### [DIRECTIONS]
Your task is to retype the lines from the opening of the material through the line that includes "in (1, 2, 3, 4)]". Do not copy the pictures.

※ ※ ※

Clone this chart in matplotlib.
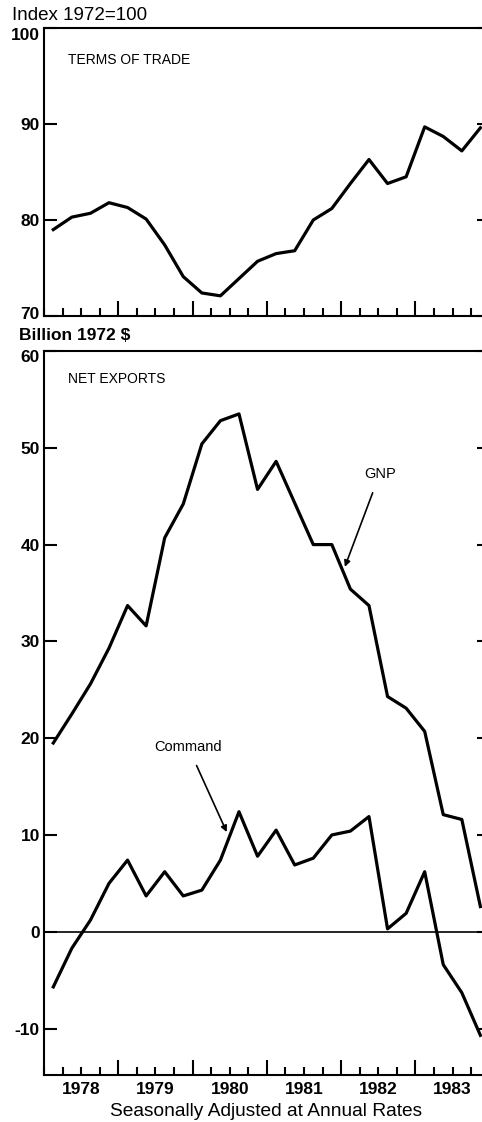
import matplotlib
matplotlib.use("Agg")
import matplotlib.pyplot as plt
import matplotlib.transforms as mtransforms
from matplotlib.ticker import MultipleLocator, FixedLocator
import numpy as np

plt.rcParams['font.family'] = ['Liberation Sans', 'DejaVu Sans']

# ---------------- data ----------------
years = [1978, 1979, 1980, 1981, 1982, 1983]
quarters = [f"{y}Q{q}" for y in years for q in (1, 2, 3, 4)]

terms_of_trade = [79.0, 80.3, 80.7, 81.8, 81.3, 80.1, 77.4, 74.1, 72.4, 72.1,
                  73.9, 75.7, 76.5, 76.8, 80.0, 81.2, 83.8, 86.3, 83.8, 84.5,
                  89.7, 88.7, 87.2, 89.6]

gnp_net_exports = [19.5, 22.5, 25.6, 29.3, 33.7, 31.6, 40.7, 44.2, 50.4, 52.8,
                   53.5, 45.7, 48.6, 44.3, 40.0, 40.0, 35.4, 33.7, 24.3, 23.1,
                   20.7, 12.1, 11.6, 2.6]

command_net_exports = [-5.7, -1.7, 1.2, 5.0, 7.4, 3.7, 6.2, 3.7, 4.3, 7.4,
                       12.4, 7.8, 10.5, 6.9, 7.6, 10.0, 10.4, 11.9, 0.3, 1.9,
                       6.2, -3.4, -6.3, -10.7]

top_yticks = [70, 80, 90, 100]
bot_yticks = [-10, 0, 10, 20, 30, 40, 50, 60]
year_labels = [str(y) for y in years]

# quarter midpoints as x positions
x = np.array([int(s[:4]) + (int(s[-1]) - 0.5) / 4 for s in quarters])

# ---------------- figure ----------------
W, H = 482, 1122
fig = plt.figure(figsize=(W / 100, H / 100), dpi=100)

def fx(px):
    return px / W

def fy(py):
    return 1 - py / H

left_px, right_px = 44, 483
ax1 = fig.add_axes([fx(left_px), fy(316), fx(right_px - left_px), (316 - 28) / H])
ax2 = fig.add_axes([fx(left_px), fy(1075), fx(right_px - left_px), (1075 - 351) / H])

xmin, xmax = 1978.0, 1978.0 + (right_px - left_px) / 74.28
LW = 2.3
tick_font = dict(fontsize=12.5, fontweight='bold')

for ax, yt, ylim in ((ax1, top_yticks, (70, 100)), (ax2, bot_yticks, (-14.8, 60))):
    ax.set_xlim(xmin, xmax)
    ax.set_ylim(*ylim)
    for s in ('left', 'bottom', 'top'):
        ax.spines[s].set_linewidth(1.5)
    ax.spines['right'].set_visible(False)
    ax.xaxis.set_major_locator(FixedLocator(years[1:] + [1984]))
    ax.xaxis.set_minor_locator(MultipleLocator(0.25))
    ax.tick_params(axis='x', which='major', direction='in', length=11, width=1.5,
                   labelbottom=False, bottom=True, top=False)
    ax.tick_params(axis='x', which='minor', direction='in', length=5.5, width=1.5,
                   bottom=True, top=False)
    ax.set_yticks(yt)
    ax.set_yticklabels([str(v) for v in yt], **tick_font)
    ax.tick_params(axis='y', which='major', direction='in', length=9.5, width=1.5,
                   pad=3, left=True, right=False)
    sec = ax.secondary_yaxis('right')
    sec.set_yticks(yt)
    sec.tick_params(direction='in', length=4, width=1.5, labelright=False)
    sec.spines['right'].set_visible(False)

# nudge the end tick labels like the original (top labels sit just below the frame)
def nudge(label, dy_px):
    label.set_transform(label.get_transform() +
                        mtransforms.ScaledTranslation(0, dy_px / 100, fig.dpi_scale_trans))

nudge(ax1.get_yticklabels()[-1], -6)
nudge(ax1.get_yticklabels()[0], 3)
nudge(ax2.get_yticklabels()[-1], -5)

narrow = ['Liberation Sans Narrow', 'DejaVu Sans Condensed', 'Liberation Sans']

# top panel
ax1.plot(x, terms_of_trade, color='black', lw=LW, solid_joinstyle='round')
ax1.text(0.055, 0.89, "TERMS OF TRADE", transform=ax1.transAxes, fontsize=10,
         family=narrow, va='center', ha='left')

# bottom panel
ax2.axhline(0, color='black', lw=1.2)
ax2.plot(x, gnp_net_exports, color='black', lw=LW, solid_joinstyle='round')
ax2.plot(x, command_net_exports, color='black', lw=LW, solid_joinstyle='round')
ax2.text(0.055, 0.962, "NET EXPORTS", transform=ax2.transAxes, fontsize=10,
         family=narrow, va='center', ha='left')

ax2.annotate("GNP", xy=(1982.05, 37.7), xytext=(1982.52, 47.3),
             fontsize=10.5, family=narrow, ha='center', va='center',
             arrowprops=dict(arrowstyle='-|>', color='black', lw=1.2,
                             shrinkA=7, shrinkB=0, mutation_scale=9))
ax2.annotate("Command", xy=(1980.46, 10.3), xytext=(1979.94, 19.1),
             fontsize=10.5, family=narrow, ha='center', va='center',
             arrowprops=dict(arrowstyle='-|>', color='black', lw=1.2,
                             shrinkA=7, shrinkB=0, mutation_scale=9))

# year labels centred on each year
blend = mtransforms.blended_transform_factory(ax2.transData, fig.transFigure)
for y, lab in zip(years, year_labels):
    ax2.text(y + 0.5, fy(1090), lab, transform=blend,
             ha='center', va='center', fontsize=12.5, fontweight='bold')

fig.text(fx(266), fy(1112), "Seasonally Adjusted at Annual Rates", ha='center',
         va='center', fontsize=13.8)
fig.text(fx(12), fy(20), "Index 1972=100", ha='left', va='baseline', fontsize=13.5)
fig.text(fx(19), fy(336), "Billion 1972 $", ha='left', va='center', fontsize=12.5,
         fontweight='bold')

fig.savefig("out.png", dpi=100)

※ ※ ※

### [SOLUTION FOR THIS PROBLEM]
Clone this chart in matplotlib.
import matplotlib
matplotlib.use("Agg")
import matplotlib.pyplot as plt
import matplotlib.transforms as mtransforms
from matplotlib.ticker import MultipleLocator, FixedLocator
import numpy as np

plt.rcParams['font.family'] = ['Liberation Sans', 'DejaVu Sans']

# ---------------- data ----------------
years = [1978, 1979, 1980, 1981, 1982, 1983]
quarters = [f"{y}Q{q}" for y in years for q in (1, 2, 3, 4)]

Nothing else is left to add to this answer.